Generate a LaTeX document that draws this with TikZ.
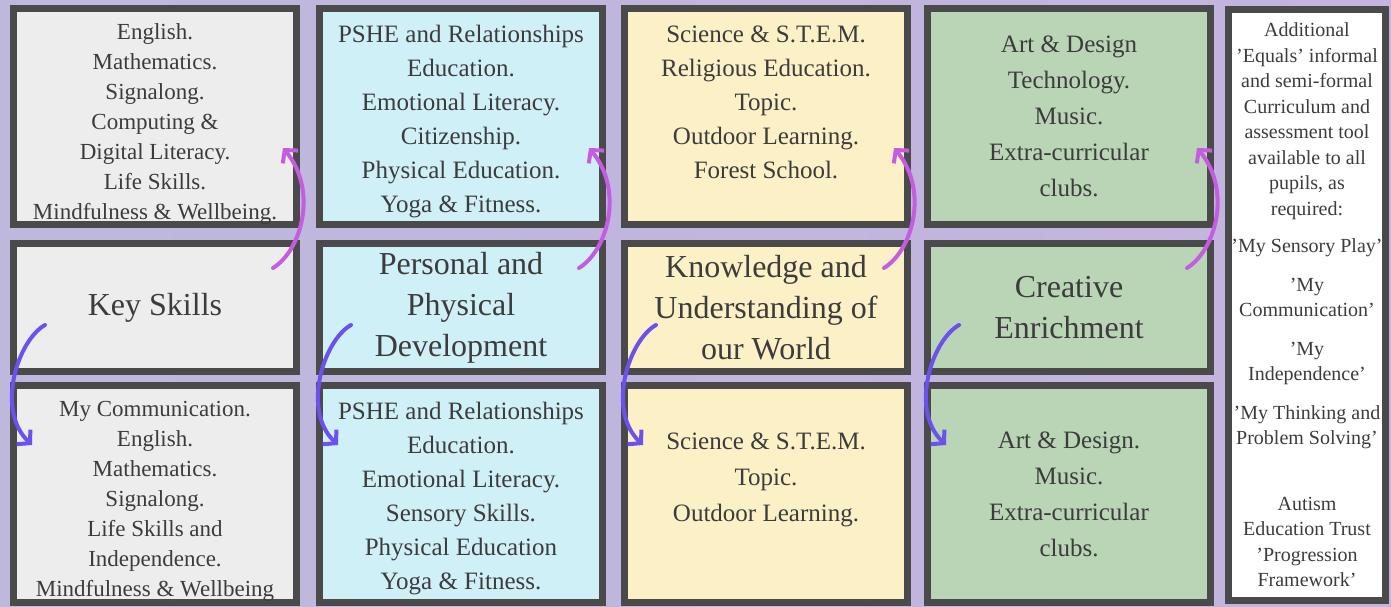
\documentclass[tikz,border=0pt]{standalone}
\usepackage{fontspec}
\setmainfont{Liberation Serif}
\usetikzlibrary{arrows.meta}

\definecolor{edge}{HTML}{4A4A4A}
\definecolor{ink}{HTML}{3C3C3C}
\definecolor{greyc}{HTML}{EDEDED}
\definecolor{ppc}{HTML}{D0F0F8}
\definecolor{kuc}{HTML}{FBF0C6}
\definecolor{crc}{HTML}{B9D5B5}
\definecolor{bgA}{HTML}{BDB8DC}
\definecolor{bgB}{HTML}{DEC0E4}
\definecolor{bgC}{HTML}{C4B4DE}
\definecolor{upc}{HTML}{C45DE0}
\definecolor{downc}{HTML}{6B52EC}

\tikzset{
  box/.style={draw=edge, line width=7pt, minimum width=283pt, text=ink, align=center},
  txt/.style={text=ink, align=center},
  body/.style={font=\fontsize{23}{30}\selectfont},
  bodyl/.style={font=\fontsize{25}{34}\selectfont},
  bodyw/.style={font=\fontsize{25}{36}\selectfont},
  head/.style={font=\fontsize{32}{41}\selectfont},
  side/.style={font=\fontsize{20}{25.5}\selectfont},
  uparr/.style={draw=upc, line width=4pt, line cap=round, -{Straight Barb[length=9pt,width=20pt]}},
  downarr/.style={draw=downc, line width=4pt, line cap=round, -{Straight Barb[length=9pt,width=20pt]}}
}

\begin{document}
\begin{tikzpicture}[x=1pt, y=-1pt]
\useasboundingbox (0,0) rectangle (1391,607);
\shade[left color=bgA, middle color=bgB, right color=bgC] (0,0) rectangle (1391,607);

% key skills
\node[box, fill=greyc, minimum height=216pt] (ksA) at (155,116.5) {};
\node[txt, body] (ksAt) at ([yshift=-8pt]ksA.center) {English.\\Mathematics.\\Signalong.\\Computing \&\\Digital Literacy.\\Life Skills.\\Mindfulness \& Wellbeing.};
\node[box, fill=greyc, minimum height=128pt, head] (ksB) at (155,307.5) {Key Skills};
\node[box, fill=greyc, minimum height=217pt] (ksC) at (155,494) {};
\node[txt, body] (ksCt) at ([yshift=-7pt]ksC.center) {My Communication.\\English.\\Mathematics.\\Signalong.\\Life Skills and\\Independence.\\Mindfulness \& Wellbeing};

% personal and physical
\node[box, fill=ppc, minimum height=216pt] (ppA) at (461,116.5) {};
\node[txt, bodyl] (ppAt) at ([yshift=-5pt]ppA.center) {PSHE and Relationships\\Education.\\Emotional Literacy.\\Citizenship.\\Physical Education.\\Yoga \& Fitness.};
\node[box, fill=ppc, minimum height=128pt, head] (ppB) at (461,307.5) {Personal and\\Physical\\Development};
\node[box, fill=ppc, minimum height=217pt] (ppC) at (461,494) {};
\node[txt, bodyl] (ppCt) at ([yshift=-5pt]ppC.center) {PSHE and Relationships\\Education.\\Emotional Literacy.\\Sensory Skills.\\Physical Education\\Yoga \& Fitness.};

% knowledge and understanding
\node[box, fill=kuc, minimum height=216pt] (kuA) at (766,116.5) {};
\node[txt, bodyl] (kuAt) at ([yshift=14pt]kuA.center) {Science \& S.T.E.M.\\Religious Education.\\Topic.\\Outdoor Learning.\\Forest School.};
\node[box, fill=kuc, minimum height=128pt, head] (kuB) at (766,307.5) {Knowledge and\\Understanding of\\our World};
\node[box, fill=kuc, minimum height=217pt] (kuC) at (766,494) {};
\node[txt, bodyw] (kuCt) at ([yshift=14pt]kuC.center) {Science \& S.T.E.M.\\Topic.\\Outdoor Learning.};

% creative enrichment
\node[box, fill=crc, minimum height=216pt, bodyw] (ceA) at (1069,116.5) {Art \& Design\\Technology.\\Music.\\Extra-curricular\\clubs.};
\node[box, fill=crc, minimum height=128pt, head] (ceB) at (1069,307.5) {Creative\\Enrichment};
\node[box, fill=crc, minimum height=217pt, bodyw] (ceC) at (1069,494) {Art \& Design.\\Music.\\Extra-curricular\\clubs.};

% equals side panel
\node[box, fill=white, minimum width=153pt, minimum height=591pt, side] (eq) at (1307,305) {Additional\\'Equals' informal\\and semi-formal\\Curriculum and\\assessment tool\\available to all\\pupils, as\\required:\\[12pt]'My Sensory Play'\\[13pt]'My\\Communication'\\[13pt]'My\\Independence'\\[13pt]'My Thinking and\\Problem Solving'\\[40pt]Autism\\Education Trust\\'Progression\\Framework'};

% arrows
\foreach \t/\m/\b in {ksA/ksB/ksC, ppA/ppB/ppC, kuA/kuB/kuC, ceA/ceB/ceC} {
  \draw[uparr] ([shift={(-27,28)}]\m.north east) .. controls ([shift={(2,10)}]\m.north east) and ([shift={(18,-50)}]\m.north east) .. ([shift={(-17,-80)}]\t.south east);
  \draw[downarr] ([shift={(35,-50)}]\m.south west) .. controls ([shift={(8,-35)}]\m.south west) and ([shift={(-15,28)}]\b.north west) .. ([shift={(22,63)}]\b.north west);
}
\end{tikzpicture}
\end{document}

---+---

Task to complete: Transcribe exactly, with no pictures, the lines running from the first line of the material through the line holding "color=bgC] (0,0) rectangle (1391,607);".

Reply to the task:
Generate a LaTeX document that draws this with TikZ.
\documentclass[tikz,border=0pt]{standalone}
\usepackage{fontspec}
\setmainfont{Liberation Serif}
\usetikzlibrary{arrows.meta}

\definecolor{edge}{HTML}{4A4A4A}
\definecolor{ink}{HTML}{3C3C3C}
\definecolor{greyc}{HTML}{EDEDED}
\definecolor{ppc}{HTML}{D0F0F8}
\definecolor{kuc}{HTML}{FBF0C6}
\definecolor{crc}{HTML}{B9D5B5}
\definecolor{bgA}{HTML}{BDB8DC}
\definecolor{bgB}{HTML}{DEC0E4}
\definecolor{bgC}{HTML}{C4B4DE}
\definecolor{upc}{HTML}{C45DE0}
\definecolor{downc}{HTML}{6B52EC}

\tikzset{
  box/.style={draw=edge, line width=7pt, minimum width=283pt, text=ink, align=center},
  txt/.style={text=ink, align=center},
  body/.style={font=\fontsize{23}{30}\selectfont},
  bodyl/.style={font=\fontsize{25}{34}\selectfont},
  bodyw/.style={font=\fontsize{25}{36}\selectfont},
  head/.style={font=\fontsize{32}{41}\selectfont},
  side/.style={font=\fontsize{20}{25.5}\selectfont},
  uparr/.style={draw=upc, line width=4pt, line cap=round, -{Straight Barb[length=9pt,width=20pt]}},
  downarr/.style={draw=downc, line width=4pt, line cap=round, -{Straight Barb[length=9pt,width=20pt]}}
}

\begin{document}
\begin{tikzpicture}[x=1pt, y=-1pt]
\useasboundingbox (0,0) rectangle (1391,607);
\shade[left color=bgA, middle color=bgB, right color=bgC] (0,0) rectangle (1391,607);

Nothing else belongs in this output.